** START OF GIVEN RECORDS **
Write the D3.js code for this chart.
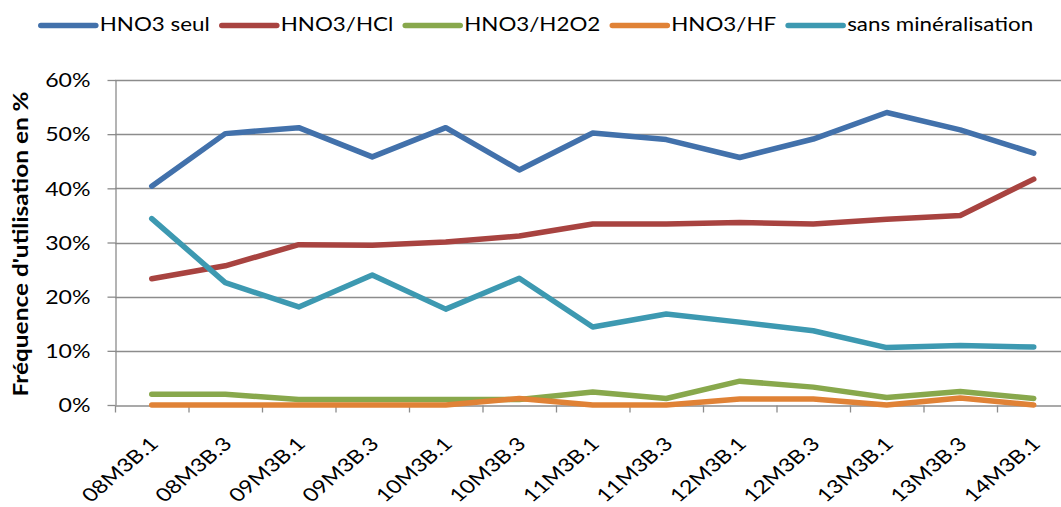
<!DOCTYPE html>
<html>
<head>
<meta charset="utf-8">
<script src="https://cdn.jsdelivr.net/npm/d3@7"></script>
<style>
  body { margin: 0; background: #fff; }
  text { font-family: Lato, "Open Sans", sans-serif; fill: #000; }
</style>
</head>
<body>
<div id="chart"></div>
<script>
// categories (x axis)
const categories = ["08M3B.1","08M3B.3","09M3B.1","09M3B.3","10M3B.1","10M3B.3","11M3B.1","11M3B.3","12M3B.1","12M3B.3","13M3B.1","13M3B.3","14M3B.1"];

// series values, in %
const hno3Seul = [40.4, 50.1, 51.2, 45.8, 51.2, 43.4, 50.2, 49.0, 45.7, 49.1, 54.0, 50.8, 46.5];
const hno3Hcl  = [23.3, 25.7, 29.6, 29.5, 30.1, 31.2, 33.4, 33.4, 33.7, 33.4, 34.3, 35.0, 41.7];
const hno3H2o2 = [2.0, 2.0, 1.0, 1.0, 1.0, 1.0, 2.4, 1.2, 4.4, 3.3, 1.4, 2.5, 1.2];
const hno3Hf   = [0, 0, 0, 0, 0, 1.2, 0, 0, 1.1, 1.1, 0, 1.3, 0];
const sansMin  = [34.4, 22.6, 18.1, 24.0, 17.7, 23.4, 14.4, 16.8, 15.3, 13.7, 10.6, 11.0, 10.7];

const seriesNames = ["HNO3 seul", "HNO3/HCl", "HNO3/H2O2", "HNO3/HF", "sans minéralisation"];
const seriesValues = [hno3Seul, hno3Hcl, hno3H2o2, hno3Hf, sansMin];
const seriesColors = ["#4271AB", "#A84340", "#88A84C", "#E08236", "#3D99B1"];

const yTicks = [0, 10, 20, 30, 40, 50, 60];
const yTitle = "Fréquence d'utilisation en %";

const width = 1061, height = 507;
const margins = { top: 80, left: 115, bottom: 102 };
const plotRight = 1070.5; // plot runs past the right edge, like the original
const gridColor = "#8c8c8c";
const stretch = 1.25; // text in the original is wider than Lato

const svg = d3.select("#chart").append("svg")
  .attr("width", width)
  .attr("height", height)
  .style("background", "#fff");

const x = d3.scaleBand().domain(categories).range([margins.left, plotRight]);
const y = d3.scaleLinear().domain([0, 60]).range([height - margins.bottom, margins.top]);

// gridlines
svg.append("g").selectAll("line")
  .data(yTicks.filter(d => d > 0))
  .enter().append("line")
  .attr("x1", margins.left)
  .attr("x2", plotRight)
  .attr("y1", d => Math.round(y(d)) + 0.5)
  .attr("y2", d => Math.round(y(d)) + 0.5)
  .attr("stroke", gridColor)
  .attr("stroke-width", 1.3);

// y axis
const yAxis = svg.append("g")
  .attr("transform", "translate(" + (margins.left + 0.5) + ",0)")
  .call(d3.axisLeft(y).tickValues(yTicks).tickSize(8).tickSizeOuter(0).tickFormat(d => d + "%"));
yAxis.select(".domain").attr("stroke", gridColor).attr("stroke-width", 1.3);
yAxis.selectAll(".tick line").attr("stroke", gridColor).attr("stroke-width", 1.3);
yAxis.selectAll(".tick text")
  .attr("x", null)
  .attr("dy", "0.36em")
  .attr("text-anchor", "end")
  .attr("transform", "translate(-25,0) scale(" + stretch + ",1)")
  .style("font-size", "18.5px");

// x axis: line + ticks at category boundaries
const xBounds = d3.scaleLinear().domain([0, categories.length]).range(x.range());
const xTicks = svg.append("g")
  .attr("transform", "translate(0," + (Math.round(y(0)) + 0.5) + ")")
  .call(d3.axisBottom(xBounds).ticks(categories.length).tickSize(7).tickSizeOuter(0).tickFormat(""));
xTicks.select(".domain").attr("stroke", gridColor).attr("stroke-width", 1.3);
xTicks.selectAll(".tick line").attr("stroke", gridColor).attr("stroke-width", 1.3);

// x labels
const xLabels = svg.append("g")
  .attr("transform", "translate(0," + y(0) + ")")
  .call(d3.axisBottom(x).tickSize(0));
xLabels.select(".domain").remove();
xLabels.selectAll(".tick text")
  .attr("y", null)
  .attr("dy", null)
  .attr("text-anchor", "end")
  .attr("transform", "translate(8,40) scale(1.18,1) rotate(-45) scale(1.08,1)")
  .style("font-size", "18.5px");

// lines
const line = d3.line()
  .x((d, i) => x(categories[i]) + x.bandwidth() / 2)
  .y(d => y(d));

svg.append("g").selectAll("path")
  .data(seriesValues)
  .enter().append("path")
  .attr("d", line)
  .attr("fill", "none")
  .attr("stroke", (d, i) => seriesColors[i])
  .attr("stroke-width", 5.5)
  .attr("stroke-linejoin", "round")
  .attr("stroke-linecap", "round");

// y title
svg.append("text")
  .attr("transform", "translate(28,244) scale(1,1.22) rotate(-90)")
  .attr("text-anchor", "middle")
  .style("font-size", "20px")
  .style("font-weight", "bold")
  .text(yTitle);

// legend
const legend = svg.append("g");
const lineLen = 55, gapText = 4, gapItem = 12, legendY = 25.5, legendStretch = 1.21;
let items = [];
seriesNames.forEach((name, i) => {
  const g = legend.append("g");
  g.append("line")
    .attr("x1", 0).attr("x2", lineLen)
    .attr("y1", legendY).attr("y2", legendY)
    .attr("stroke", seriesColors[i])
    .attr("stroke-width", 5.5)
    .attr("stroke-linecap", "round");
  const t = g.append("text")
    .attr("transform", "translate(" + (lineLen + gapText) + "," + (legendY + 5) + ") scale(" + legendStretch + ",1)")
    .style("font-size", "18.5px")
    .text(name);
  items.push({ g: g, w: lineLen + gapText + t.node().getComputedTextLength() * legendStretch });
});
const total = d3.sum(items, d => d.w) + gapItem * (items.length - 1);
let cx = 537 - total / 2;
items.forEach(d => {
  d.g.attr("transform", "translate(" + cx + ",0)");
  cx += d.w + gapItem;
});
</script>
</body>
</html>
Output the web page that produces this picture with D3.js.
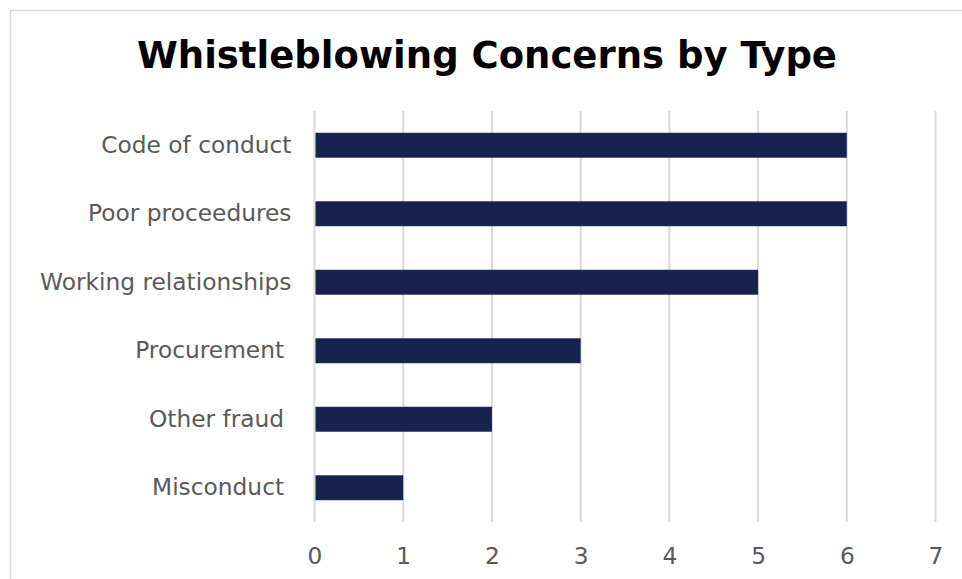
** END OF GIVEN RECORDS **
WHAT IS ASKED: Take the records above from their first line through the line with "10.6, 11.0, 10.7];" and set those lines down word for word, minus the pictures.

TASK ANSWER:
Write the D3.js code for this chart.
<!DOCTYPE html>
<html>
<head>
<meta charset="utf-8">
<script src="https://cdn.jsdelivr.net/npm/d3@7"></script>
<style>
  body { margin: 0; background: #fff; }
  text { font-family: Lato, "Open Sans", sans-serif; fill: #000; }
</style>
</head>
<body>
<div id="chart"></div>
<script>
// categories (x axis)
const categories = ["08M3B.1","08M3B.3","09M3B.1","09M3B.3","10M3B.1","10M3B.3","11M3B.1","11M3B.3","12M3B.1","12M3B.3","13M3B.1","13M3B.3","14M3B.1"];

// series values, in %
const hno3Seul = [40.4, 50.1, 51.2, 45.8, 51.2, 43.4, 50.2, 49.0, 45.7, 49.1, 54.0, 50.8, 46.5];
const hno3Hcl  = [23.3, 25.7, 29.6, 29.5, 30.1, 31.2, 33.4, 33.4, 33.7, 33.4, 34.3, 35.0, 41.7];
const hno3H2o2 = [2.0, 2.0, 1.0, 1.0, 1.0, 1.0, 2.4, 1.2, 4.4, 3.3, 1.4, 2.5, 1.2];
const hno3Hf   = [0, 0, 0, 0, 0, 1.2, 0, 0, 1.1, 1.1, 0, 1.3, 0];
const sansMin  = [34.4, 22.6, 18.1, 24.0, 17.7, 23.4, 14.4, 16.8, 15.3, 13.7, 10.6, 11.0, 10.7];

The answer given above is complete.